I sprayed advance and it came out perfect. The first piece of the unit I had sprayed with emerald and painted the trim in customer’s house with a beautiful finish a month earlier. I noticed that the empty can from that had a different batch number than the 4 cans of emerald I had been having problems with. I got two more cans of emerald. One of that same batch, and one of a different batch. I sprayed the new batch and it was flawless. I then sprayed the new can of the questionable batch and had fisheyes everywhere. The viscosity of that batch was at least double of the other batch which seemed more what I was used to. Sherwin was involved in this whole process.
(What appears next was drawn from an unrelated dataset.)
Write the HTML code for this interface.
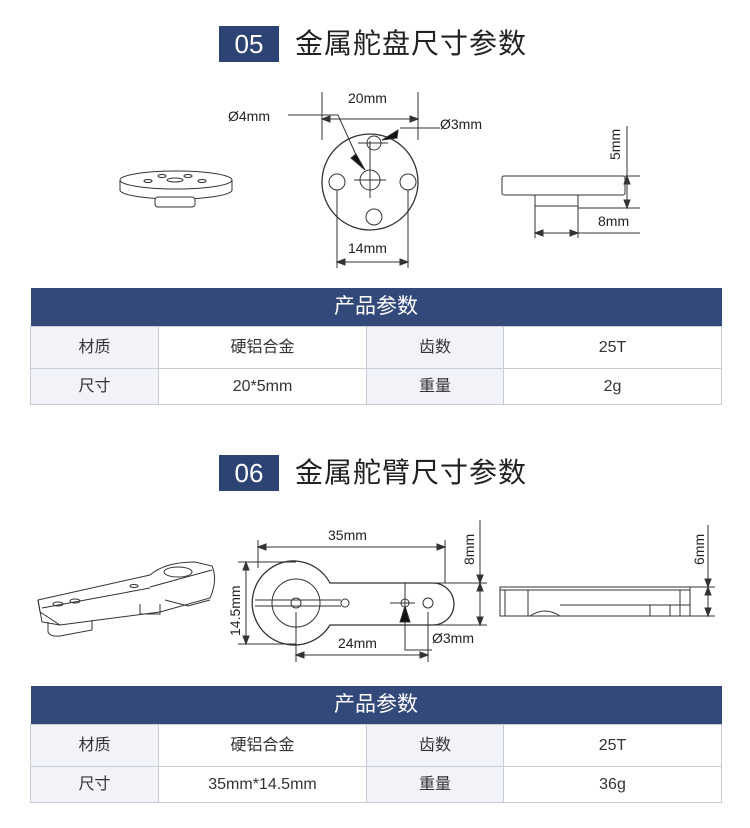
<!DOCTYPE html>
<html><head><meta charset="utf-8"><style>
body{margin:0;width:750px;height:828px;background:#fff;position:relative;overflow:hidden;font-family:"Liberation Sans","Noto Sans CJK SC",sans-serif;}
.badge{position:absolute;left:219px;width:60px;height:36px;background:#2d4373;color:#fff;font-size:26px;line-height:36px;text-align:center;}
.title{position:absolute;left:295px;font-size:28px;color:#222;line-height:36px;letter-spacing:1px;}
table{position:absolute;left:30px;width:691px;border-collapse:collapse;font-size:16px;color:#333;table-layout:fixed;}
th{background:#33497a;color:#fff;font-weight:normal;font-size:21px;height:38px;padding:0;line-height:38px;}
td{border:1px solid #c8ccd4;text-align:center;padding:0;vertical-align:middle;line-height:20px;}
td.k{background:#f1f3f8;}
svg{position:absolute;left:0;top:0;}
</style></head><body>
<div class="badge" style="top:26px">05</div><div class="title" style="top:26px">金属舵盘尺寸参数</div>
<div class="badge" style="top:455px">06</div><div class="title" style="top:455px">金属舵臂尺寸参数</div>
<table style="top:288px"><colgroup><col style="width:128px"><col style="width:208px"><col style="width:137px"><col style="width:218px"></colgroup>
<tr><th colspan="4">产品参数</th></tr>
<tr style="height:42px"><td class="k">材质</td><td>硬铝合金</td><td class="k">齿数</td><td>25T</td></tr>
<tr style="height:36px"><td class="k">尺寸</td><td>20*5mm</td><td class="k">重量</td><td>2g</td></tr></table>
<table style="top:686px"><colgroup><col style="width:128px"><col style="width:208px"><col style="width:137px"><col style="width:218px"></colgroup>
<tr><th colspan="4">产品参数</th></tr>
<tr style="height:42px"><td class="k">材质</td><td>硬铝合金</td><td class="k">齿数</td><td>25T</td></tr>
<tr style="height:36px"><td class="k">尺寸</td><td>35mm*14.5mm</td><td class="k">重量</td><td>36g</td></tr></table>
<svg width="750" height="828" viewBox="0 0 750 828" fill="none" stroke="#333" stroke-width="1" font-family="Liberation Sans, sans-serif" font-size="14">
<!-- top 3D puck -->
<path d="M120 180 A56 9 0 0 1 232 180 L232 190 A56 9 0 0 1 120 190 Z" fill="#fff"/>
<path d="M120 180 A56 9 0 0 0 232 180"/>
<rect x="155" y="197" width="40" height="10" rx="3" fill="#fff"/>
<ellipse cx="175" cy="180" rx="8" ry="2"/><ellipse cx="148" cy="181" rx="4" ry="1.5"/><ellipse cx="202" cy="181" rx="4" ry="1.5"/><ellipse cx="162" cy="176" rx="4" ry="1.5"/><ellipse cx="188" cy="176" rx="4" ry="1.5"/>
<!-- top front -->
<circle cx="370" cy="182" r="48" stroke-width="1.3"/>
<circle cx="370" cy="180" r="10"/><circle cx="374" cy="143" r="7"/><circle cx="337" cy="182" r="8"/><circle cx="408" cy="182" r="8"/><circle cx="374" cy="217" r="8"/>
<path d="M370 141V198M354 180H386M358 143H388M322 92V140M418 92V140M322 119H418M337 190V268M408 190V268M337 262H408M288 115H338L362 168M440 128H400"/>
<path d="M322 119l8 -3v6zM418 119l-8 -3v6zM337 262l8 -3v6zM408 262l-8 -3v6z" fill="#333"/>
<path d="M365 170l-14-12 5-4z M382 140l16-10 -1 8z" fill="#111"/>
<g fill="#222" stroke="none"><text x="348" y="103">20mm</text><text x="228" y="121">Ø4mm</text><text x="440" y="129">Ø3mm</text><text x="348" y="253">14mm</text><text x="598" y="226">8mm</text>
<text transform="translate(620,160) rotate(-90)">5mm</text></g>
<!-- top side -->
<rect x="502" y="176" width="123" height="19" rx="2" fill="#fff"/>
<path d="M535 195V206H578V195M535 206V238M578 206V238M535 233H640M627 126V208M625 176H640M578 208H640"/>
<path d="M627 176l-3 8h6zM627 208l-3-8h6zM535 233l8-3v6zM578 233l-8-3v6z" fill="#333"/>
<!-- bottom 3D arm -->
<path d="M38 600L150 575Q165 562 195 562L212 566Q218 580 210 598L160 612L60 625L42 622Z" fill="#fff"/>
<path d="M38 600L40 612L60 625M150 587L212 570M42 608L150 588"/>
<path d="M48 622V632Q50 637 60 636L92 630V620M140 604V614H160V604M165 600L188 606L210 600"/>
<ellipse cx="178" cy="572" rx="14" ry="5"/><ellipse cx="58" cy="604" rx="5" ry="2"/><ellipse cx="75" cy="601" rx="5" ry="2"/><ellipse cx="134" cy="586" rx="4" ry="1.5"/>
<!-- bottom top view -->
<path d="M296 561A42 42 0 1 0 330 625H433A21 21 0 0 0 433 583H330A42 42 0 0 0 296 561Z" stroke-width="1.3" fill="#fff"/>
<circle cx="296" cy="603" r="24"/><circle cx="296" cy="603" r="5"/><circle cx="345" cy="603" r="4"/><circle cx="405" cy="603" r="4"/><circle cx="428" cy="603" r="5"/>
<path d="M255 600H341M255 606H341M258 540V568M445 540V583M258 547H445M238 562H296M238 644H296M246 562V644M296 612V662M428 612V662M296 655H428M390 603H415M405 583V650H432M433 583H487M433 625H487M480 520V625"/>
<path d="M258 547l8-3v6zM445 547l-8-3v6zM246 562l-3 8h6zM246 644l-3-8h6zM296 655l8-3v6zM428 655l-8-3v6zM480 583l-3-8h6zM480 583l-3 8h6zM480 625l-3-8h6z" fill="#333"/>
<path d="M405 606l-5 16h10z" fill="#111"/>
<g fill="#222" stroke="none"><text x="328" y="540">35mm</text><text x="338" y="648">24mm</text><text x="432" y="643">Ø3mm</text>
<text transform="translate(240,636) rotate(-90)">14.5mm</text><text transform="translate(474,565) rotate(-90)">8mm</text><text transform="translate(704,565) rotate(-90)">6mm</text></g>
<!-- bottom side -->
<rect x="500" y="587" width="190" height="29" fill="#fff"/>
<path d="M500 590H690M505 590V616H528V590M560 605H690M650 605V616M670 605V616M680 590V616M530 616Q545 606 560 616M690 587H715M690 616H715M708 525V616"/>
<path d="M708 587l-3-8h6zM708 587l-3 8h6zM708 616l-3-8h6z" fill="#333"/>
</svg>
</body></html>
I sent the results to my rep and they pulled all that batch from the store. The managers at my store keep trying to give me discounts on future projects, but I lost thousands on this including almost $1,500 out of pocket. We’ll see what happens, I’m still in negotiations with corporate. The manager even tried saying the batch was fine and it was operator error. He didn’t know the batch was pulled or how in depth I was working with corporate and my rep who were out to see it. Anyway, during this mess I did at least 90 hours of research and learned an immense amount about different aspects of the paint chemistry (a lot about surfactants). The batch was obviously missing some ingredients, and I’m willing to bet one of those was the surfactants. I even know the exact surfactants they use, where it’s made, and when it was shipped to Miami(sorry for the unnecessary information lol). The surfactants should make the emerald so it doesn’t fisheye around the random minute particle. Nobody can be 100% perfect every time. I even sprayed the new batch on the test panels after I sanded and microfibered them intentionally leaving a little dust on them and obviously you could see the dust in the finish, but not one fisheye. Sorry for rambling, just wanted to share more on Sherwin QC.


----------



## malan828

I am have the same issue with KILZ2 using a Graco x7. I sprayed 2 rooms with no primer just latex paint multiple times and had no bubbles or issues then the Third room i purchased a 2 gallon bucket of KILZ2 from one location and it worked great. i purchased 2 more gallons from a different location and now i have a disaster on my hands bubbles everywhere. Now a simple thing is turned into a mission!


----------